Through single-minded devotion and perseverance, he crafted a church to engage
ordinary Americans and their world. While I had often read of the 130,000
miles he rode, crisscrossing the nation, I missed until now the impact and
import of his ministry. He never owned a home, traveled as a pauper
through wilderness and weather, lodged with Methodist people in simple and
inadequate places, pressed on through various and dire health crises, and
personally interacted with thousands of people. Asbury was more
recognized face-to-face than any other American of his day, including George
Washington and Thomas Jefferson.
While
growing rapidly through pro-active itinerant ministry, camp meeting, "powerful
awakenings," and amazing growth, the church was beset continually with crises
and tensions. Laity and preachers pressed back against some appointments,
laity challenging or pleading for certain clergy to be appointed, clergy making
supplication for consideration of location or family circumstance.

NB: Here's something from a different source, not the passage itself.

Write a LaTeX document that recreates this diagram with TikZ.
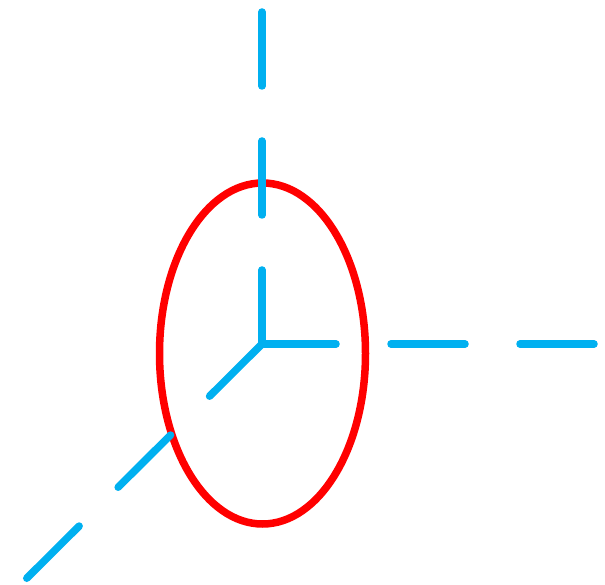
\documentclass[tikz,border=0pt]{standalone}
\definecolor{axblue}{RGB}{0,176,240}
\begin{document}
\begin{tikzpicture}[x=1pt,y=1pt,
  axis/.style={axblue,line width=7.5pt,line cap=round,dash pattern=on 74pt off 55pt},
  ring/.style={red,line width=7.5pt}]
\useasboundingbox (0,0) rectangle (605,584);
\coordinate (O) at (262,240);
\coordinate (U) at (262,574);
\coordinate (R) at (600,240);
\coordinate (D) at (25,4);
\coordinate (C) at (262.5,230.5);
\draw[ring] (C) ellipse [x radius=103, y radius=170.5];
\draw[axis] (O) -- (U);
\draw[axis] (O) -- (R);
\draw[axis] (O) -- (D);
\end{tikzpicture}
\end{document}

Differences of opinion arose, particularly around the tensions and balance of
authority of leaders and democratic process, around "locality" and
"itinerancy." Times have changed, and yet issues are remarkably
contemporary.
Asbury
was fully committed to itinerancy, living it completely in a life of prayer,
devotion, poverty, generosity to the poor, and continuous travel. Imagine
an annual circuit on horseback, beginning in Charleston, traveling northwest to
Tennessee and Kentucky, then to West Virginia and Pennsylvania to New England,
then south to Philadelphia and New York and Baltimore, then on to Virginia and
the Carolinas. Imagine preaching continuously on this route while
planning the conferences and the appointments of the preachers in the place
ahead. Imagine presiding, preaching, ordaining and appointing preachers
at 10 annual conferences along the way. Asbury lived this pace for over
forty years, wearing out traveling companions who found the pace sustainable
only a year or two.
Wigger's
biography of Asbury is astonishing, instructive, inspiring. My copy is
available if you would like to borrow it!